## begin Input rows

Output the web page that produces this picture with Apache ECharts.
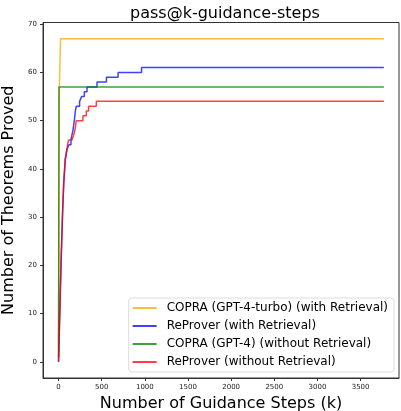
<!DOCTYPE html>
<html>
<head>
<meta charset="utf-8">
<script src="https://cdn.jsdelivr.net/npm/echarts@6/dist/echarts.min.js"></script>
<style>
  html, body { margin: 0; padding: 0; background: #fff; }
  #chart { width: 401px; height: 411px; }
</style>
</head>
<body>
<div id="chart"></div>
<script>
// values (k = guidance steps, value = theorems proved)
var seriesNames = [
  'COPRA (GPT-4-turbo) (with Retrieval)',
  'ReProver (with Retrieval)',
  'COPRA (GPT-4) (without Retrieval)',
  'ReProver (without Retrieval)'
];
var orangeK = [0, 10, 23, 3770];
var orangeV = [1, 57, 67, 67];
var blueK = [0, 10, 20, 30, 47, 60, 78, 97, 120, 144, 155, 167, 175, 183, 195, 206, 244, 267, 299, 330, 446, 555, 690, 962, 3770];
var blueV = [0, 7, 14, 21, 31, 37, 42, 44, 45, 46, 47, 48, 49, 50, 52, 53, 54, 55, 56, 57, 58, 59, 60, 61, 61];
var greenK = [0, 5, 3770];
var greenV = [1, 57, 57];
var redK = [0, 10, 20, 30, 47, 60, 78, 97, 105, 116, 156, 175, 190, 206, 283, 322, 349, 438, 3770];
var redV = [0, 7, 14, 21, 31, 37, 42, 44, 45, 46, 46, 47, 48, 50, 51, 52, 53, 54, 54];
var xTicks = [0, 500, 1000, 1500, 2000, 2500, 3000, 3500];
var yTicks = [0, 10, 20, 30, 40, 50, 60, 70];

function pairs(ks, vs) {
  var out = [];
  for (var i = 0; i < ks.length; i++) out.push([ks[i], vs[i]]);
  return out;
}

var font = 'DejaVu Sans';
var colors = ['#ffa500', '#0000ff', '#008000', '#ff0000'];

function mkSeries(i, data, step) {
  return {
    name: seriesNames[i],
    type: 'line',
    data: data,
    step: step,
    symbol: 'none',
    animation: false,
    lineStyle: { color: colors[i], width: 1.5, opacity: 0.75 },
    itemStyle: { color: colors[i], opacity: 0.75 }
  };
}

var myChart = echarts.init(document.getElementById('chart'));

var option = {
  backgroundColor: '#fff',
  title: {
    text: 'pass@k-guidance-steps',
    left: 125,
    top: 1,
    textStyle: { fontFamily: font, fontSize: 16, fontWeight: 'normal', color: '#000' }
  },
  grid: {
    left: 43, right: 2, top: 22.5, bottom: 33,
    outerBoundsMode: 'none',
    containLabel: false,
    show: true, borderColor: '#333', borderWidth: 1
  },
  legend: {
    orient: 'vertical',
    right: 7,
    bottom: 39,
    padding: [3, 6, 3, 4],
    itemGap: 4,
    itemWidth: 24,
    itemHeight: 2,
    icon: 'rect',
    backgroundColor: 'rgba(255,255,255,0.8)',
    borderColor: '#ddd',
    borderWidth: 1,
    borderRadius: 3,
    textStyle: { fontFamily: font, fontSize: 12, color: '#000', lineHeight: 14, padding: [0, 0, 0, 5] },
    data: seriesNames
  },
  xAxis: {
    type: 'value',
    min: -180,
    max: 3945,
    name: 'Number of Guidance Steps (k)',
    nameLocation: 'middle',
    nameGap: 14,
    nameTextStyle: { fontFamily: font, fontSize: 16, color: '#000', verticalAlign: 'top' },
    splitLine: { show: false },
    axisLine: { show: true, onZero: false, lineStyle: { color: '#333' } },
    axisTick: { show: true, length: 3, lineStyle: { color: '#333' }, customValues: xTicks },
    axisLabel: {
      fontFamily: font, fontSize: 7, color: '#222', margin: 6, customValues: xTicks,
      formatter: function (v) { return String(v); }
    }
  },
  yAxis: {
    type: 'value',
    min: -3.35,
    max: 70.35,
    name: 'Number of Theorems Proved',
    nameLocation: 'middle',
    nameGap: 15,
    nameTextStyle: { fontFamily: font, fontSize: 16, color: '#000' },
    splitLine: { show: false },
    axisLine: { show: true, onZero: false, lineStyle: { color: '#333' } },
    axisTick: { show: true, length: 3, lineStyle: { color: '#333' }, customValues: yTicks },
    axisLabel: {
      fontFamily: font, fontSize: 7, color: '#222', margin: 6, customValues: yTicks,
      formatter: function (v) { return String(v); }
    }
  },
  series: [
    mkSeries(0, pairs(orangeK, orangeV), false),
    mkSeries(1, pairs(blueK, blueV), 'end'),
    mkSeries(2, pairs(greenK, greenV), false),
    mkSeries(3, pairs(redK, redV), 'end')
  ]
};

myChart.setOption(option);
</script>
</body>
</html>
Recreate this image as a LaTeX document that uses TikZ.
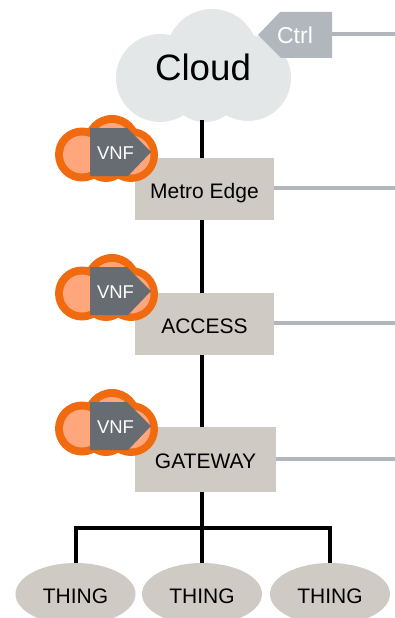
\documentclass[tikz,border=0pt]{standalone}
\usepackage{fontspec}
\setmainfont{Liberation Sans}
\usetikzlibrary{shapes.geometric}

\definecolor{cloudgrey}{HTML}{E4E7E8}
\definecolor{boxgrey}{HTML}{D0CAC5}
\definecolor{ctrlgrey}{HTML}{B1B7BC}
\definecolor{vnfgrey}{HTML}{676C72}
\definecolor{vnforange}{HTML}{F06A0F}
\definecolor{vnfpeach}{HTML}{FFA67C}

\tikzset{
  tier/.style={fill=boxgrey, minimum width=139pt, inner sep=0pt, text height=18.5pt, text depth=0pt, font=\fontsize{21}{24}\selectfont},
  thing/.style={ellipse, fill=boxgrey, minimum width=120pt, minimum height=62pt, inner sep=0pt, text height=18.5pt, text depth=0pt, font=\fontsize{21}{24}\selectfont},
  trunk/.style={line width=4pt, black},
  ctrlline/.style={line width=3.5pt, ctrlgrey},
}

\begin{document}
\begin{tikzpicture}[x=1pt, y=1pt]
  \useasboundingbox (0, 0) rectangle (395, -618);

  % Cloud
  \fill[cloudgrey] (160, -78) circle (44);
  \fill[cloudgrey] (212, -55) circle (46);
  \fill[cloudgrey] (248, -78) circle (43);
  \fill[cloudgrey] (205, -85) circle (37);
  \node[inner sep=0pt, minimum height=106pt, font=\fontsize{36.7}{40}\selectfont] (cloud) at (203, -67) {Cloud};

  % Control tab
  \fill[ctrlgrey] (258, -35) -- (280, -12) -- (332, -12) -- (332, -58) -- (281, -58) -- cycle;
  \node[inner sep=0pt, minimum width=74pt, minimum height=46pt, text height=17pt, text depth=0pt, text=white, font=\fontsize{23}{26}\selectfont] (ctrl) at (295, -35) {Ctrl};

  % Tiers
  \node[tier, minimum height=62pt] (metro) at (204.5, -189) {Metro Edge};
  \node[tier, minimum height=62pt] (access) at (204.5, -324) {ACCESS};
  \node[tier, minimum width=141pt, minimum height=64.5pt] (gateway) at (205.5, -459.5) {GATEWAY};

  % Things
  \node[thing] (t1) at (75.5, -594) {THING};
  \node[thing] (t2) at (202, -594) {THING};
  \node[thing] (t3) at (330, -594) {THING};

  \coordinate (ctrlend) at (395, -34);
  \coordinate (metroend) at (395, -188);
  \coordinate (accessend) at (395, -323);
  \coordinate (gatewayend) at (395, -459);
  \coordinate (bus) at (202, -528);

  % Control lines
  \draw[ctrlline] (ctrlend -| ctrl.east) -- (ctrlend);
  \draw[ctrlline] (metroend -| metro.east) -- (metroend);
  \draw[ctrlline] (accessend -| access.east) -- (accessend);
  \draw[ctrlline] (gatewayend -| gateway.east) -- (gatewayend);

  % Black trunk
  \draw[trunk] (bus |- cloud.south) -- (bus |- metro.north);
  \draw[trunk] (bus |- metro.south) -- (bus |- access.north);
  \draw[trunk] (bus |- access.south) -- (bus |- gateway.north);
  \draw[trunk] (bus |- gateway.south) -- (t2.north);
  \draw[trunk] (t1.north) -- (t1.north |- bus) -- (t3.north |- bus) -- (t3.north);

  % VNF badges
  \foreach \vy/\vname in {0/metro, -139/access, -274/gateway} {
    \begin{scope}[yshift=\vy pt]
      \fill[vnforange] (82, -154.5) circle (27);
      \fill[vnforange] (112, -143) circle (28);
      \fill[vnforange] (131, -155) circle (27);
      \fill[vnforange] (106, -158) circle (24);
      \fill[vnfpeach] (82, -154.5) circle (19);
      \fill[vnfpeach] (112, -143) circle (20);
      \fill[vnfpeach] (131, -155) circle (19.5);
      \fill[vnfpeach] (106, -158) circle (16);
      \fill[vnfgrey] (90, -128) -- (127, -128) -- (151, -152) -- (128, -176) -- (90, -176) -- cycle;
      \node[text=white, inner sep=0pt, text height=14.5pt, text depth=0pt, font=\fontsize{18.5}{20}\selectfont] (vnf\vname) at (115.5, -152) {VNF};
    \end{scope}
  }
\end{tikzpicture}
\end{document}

## end Input rows
## begin Input rows

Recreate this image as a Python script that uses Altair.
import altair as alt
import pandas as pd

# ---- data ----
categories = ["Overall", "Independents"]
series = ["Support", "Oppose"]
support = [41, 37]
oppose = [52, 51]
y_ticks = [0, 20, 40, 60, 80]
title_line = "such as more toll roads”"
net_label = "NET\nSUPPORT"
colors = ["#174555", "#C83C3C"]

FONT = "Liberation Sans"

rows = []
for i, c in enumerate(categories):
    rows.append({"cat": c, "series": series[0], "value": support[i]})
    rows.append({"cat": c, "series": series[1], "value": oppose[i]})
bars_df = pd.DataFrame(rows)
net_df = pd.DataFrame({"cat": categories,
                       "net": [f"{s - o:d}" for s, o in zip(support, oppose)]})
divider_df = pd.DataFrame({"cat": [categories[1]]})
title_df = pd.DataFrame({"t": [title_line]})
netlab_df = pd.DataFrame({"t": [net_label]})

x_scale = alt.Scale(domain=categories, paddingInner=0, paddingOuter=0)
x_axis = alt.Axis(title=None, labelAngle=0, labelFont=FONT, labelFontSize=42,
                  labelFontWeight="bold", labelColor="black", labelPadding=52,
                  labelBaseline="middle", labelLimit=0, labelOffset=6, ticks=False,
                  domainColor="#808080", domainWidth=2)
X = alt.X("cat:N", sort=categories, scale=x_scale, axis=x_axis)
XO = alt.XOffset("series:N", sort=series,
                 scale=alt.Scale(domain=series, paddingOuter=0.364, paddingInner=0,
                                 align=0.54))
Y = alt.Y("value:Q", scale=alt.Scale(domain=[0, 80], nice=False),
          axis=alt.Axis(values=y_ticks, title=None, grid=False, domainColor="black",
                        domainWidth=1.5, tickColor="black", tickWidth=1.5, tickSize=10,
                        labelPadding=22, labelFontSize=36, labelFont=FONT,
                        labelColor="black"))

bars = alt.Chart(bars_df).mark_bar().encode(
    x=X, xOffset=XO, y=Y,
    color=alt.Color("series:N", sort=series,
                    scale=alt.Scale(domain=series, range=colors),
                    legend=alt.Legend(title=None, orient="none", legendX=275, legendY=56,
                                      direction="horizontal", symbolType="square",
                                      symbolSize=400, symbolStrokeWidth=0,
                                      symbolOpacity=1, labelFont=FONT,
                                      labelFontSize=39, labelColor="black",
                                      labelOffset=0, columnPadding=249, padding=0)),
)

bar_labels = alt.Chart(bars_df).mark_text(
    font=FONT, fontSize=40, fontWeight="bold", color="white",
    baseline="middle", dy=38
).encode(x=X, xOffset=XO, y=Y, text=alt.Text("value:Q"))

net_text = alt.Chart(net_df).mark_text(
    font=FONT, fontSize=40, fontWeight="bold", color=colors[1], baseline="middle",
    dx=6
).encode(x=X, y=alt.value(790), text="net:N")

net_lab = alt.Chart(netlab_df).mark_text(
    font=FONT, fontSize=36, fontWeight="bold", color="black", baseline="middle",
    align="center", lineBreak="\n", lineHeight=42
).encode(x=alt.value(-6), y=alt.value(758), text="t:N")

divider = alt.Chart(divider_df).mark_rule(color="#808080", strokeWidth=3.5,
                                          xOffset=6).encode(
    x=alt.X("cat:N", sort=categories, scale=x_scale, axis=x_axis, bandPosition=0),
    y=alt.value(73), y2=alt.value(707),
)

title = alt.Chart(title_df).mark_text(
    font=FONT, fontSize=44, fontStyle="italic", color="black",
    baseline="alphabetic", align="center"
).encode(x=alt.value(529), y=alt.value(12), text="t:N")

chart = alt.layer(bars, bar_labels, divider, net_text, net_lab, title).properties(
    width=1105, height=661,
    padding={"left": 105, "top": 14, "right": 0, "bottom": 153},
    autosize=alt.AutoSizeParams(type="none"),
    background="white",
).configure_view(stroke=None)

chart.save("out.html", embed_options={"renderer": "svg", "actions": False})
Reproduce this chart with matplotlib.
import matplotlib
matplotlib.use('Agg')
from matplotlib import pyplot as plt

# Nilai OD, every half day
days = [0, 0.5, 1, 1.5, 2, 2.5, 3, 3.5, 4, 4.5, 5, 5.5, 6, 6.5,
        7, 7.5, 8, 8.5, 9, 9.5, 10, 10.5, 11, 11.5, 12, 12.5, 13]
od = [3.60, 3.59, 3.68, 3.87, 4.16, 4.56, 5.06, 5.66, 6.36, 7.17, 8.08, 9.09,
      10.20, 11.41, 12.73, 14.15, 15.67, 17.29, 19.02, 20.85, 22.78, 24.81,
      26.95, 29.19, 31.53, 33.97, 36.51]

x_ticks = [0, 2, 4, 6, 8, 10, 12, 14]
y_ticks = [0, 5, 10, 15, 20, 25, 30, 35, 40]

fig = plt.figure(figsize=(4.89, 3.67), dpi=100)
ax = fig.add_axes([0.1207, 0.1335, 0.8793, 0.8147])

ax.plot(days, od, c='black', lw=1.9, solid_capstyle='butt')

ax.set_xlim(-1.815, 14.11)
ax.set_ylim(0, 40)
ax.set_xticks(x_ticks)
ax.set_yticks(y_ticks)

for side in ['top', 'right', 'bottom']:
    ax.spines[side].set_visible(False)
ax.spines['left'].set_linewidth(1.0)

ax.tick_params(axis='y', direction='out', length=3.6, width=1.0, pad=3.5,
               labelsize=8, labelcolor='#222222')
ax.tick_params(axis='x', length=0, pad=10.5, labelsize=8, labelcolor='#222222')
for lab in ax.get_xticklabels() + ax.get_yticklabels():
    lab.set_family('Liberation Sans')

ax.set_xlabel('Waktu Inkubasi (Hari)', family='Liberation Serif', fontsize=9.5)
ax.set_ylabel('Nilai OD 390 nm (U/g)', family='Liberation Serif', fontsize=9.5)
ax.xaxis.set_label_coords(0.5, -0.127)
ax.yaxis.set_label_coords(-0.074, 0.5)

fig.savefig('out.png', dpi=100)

## end Input rows
## begin Input rows

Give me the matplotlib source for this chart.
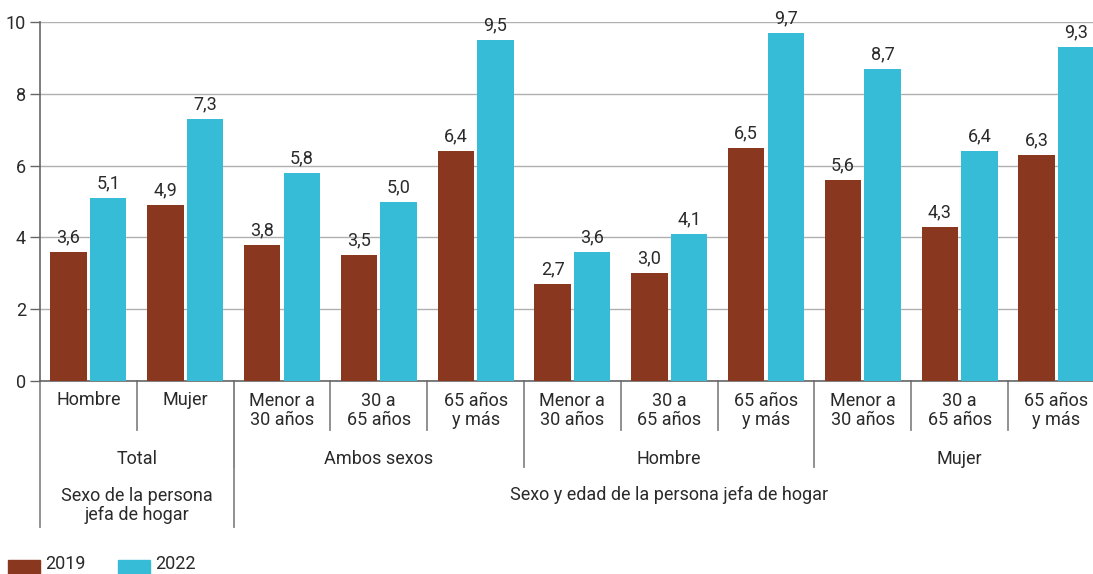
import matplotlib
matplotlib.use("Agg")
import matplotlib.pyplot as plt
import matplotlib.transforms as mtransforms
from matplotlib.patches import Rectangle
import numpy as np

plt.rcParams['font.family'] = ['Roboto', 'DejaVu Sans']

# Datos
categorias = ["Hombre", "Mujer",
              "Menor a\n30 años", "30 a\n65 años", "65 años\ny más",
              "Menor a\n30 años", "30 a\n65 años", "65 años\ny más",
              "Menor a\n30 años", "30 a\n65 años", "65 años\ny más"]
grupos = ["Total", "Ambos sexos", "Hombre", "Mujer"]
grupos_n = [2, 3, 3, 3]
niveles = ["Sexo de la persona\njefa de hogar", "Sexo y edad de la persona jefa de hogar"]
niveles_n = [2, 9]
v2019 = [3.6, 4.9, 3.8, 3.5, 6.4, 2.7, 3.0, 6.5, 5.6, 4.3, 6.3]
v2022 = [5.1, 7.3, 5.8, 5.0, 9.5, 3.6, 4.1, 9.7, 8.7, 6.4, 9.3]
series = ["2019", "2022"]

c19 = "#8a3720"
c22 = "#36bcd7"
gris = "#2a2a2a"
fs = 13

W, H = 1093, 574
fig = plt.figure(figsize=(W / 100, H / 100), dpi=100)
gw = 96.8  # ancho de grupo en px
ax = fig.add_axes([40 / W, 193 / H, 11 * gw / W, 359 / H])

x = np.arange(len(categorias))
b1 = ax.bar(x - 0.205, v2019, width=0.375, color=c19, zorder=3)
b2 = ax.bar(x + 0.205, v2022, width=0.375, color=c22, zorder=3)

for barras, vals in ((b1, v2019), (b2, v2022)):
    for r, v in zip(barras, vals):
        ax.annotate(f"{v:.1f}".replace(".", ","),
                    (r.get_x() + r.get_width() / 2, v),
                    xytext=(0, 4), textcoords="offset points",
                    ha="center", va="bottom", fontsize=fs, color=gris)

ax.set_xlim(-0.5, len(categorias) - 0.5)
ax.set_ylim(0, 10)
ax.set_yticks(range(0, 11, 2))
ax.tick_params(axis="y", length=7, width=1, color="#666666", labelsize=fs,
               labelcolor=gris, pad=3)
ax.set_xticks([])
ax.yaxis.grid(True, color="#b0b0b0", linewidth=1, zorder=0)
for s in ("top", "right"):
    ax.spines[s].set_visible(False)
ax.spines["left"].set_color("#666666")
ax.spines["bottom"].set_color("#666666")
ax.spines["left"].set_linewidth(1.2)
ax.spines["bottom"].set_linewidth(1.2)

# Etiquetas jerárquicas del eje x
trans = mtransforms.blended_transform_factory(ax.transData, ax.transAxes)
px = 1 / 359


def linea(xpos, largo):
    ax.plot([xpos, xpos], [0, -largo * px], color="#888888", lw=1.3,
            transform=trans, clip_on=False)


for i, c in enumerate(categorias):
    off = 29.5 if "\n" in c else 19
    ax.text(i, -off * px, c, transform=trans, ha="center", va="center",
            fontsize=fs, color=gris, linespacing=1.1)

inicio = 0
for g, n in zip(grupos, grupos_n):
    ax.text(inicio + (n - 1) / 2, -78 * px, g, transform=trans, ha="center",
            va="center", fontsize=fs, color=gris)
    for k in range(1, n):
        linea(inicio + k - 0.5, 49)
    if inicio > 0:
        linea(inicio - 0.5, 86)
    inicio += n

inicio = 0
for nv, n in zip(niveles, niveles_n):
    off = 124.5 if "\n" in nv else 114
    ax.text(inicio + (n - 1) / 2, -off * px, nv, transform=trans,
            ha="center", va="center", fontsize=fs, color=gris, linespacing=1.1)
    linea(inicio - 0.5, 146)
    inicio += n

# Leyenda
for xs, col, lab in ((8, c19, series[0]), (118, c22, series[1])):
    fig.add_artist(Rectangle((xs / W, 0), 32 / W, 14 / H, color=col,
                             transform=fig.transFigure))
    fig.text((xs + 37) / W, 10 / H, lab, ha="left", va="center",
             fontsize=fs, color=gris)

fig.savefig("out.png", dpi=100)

## end Input rows

Do this: Out of the records above, set down only the lines from the one that contains "Output the web" through the one that contains "var yTicks = [0, 10, 20, 30, 40, 50, 60, 70];", unchanged and without the pictures.

Solution to this exercise:
Output the web page that produces this picture with Apache ECharts.
<!DOCTYPE html>
<html>
<head>
<meta charset="utf-8">
<script src="https://cdn.jsdelivr.net/npm/echarts@6/dist/echarts.min.js"></script>
<style>
  html, body { margin: 0; padding: 0; background: #fff; }
  #chart { width: 401px; height: 411px; }
</style>
</head>
<body>
<div id="chart"></div>
<script>
// values (k = guidance steps, value = theorems proved)
var seriesNames = [
  'COPRA (GPT-4-turbo) (with Retrieval)',
  'ReProver (with Retrieval)',
  'COPRA (GPT-4) (without Retrieval)',
  'ReProver (without Retrieval)'
];
var orangeK = [0, 10, 23, 3770];
var orangeV = [1, 57, 67, 67];
var blueK = [0, 10, 20, 30, 47, 60, 78, 97, 120, 144, 155, 167, 175, 183, 195, 206, 244, 267, 299, 330, 446, 555, 690, 962, 3770];
var blueV = [0, 7, 14, 21, 31, 37, 42, 44, 45, 46, 47, 48, 49, 50, 52, 53, 54, 55, 56, 57, 58, 59, 60, 61, 61];
var greenK = [0, 5, 3770];
var greenV = [1, 57, 57];
var redK = [0, 10, 20, 30, 47, 60, 78, 97, 105, 116, 156, 175, 190, 206, 283, 322, 349, 438, 3770];
var redV = [0, 7, 14, 21, 31, 37, 42, 44, 45, 46, 46, 47, 48, 50, 51, 52, 53, 54, 54];
var xTicks = [0, 500, 1000, 1500, 2000, 2500, 3000, 3500];
var yTicks = [0, 10, 20, 30, 40, 50, 60, 70];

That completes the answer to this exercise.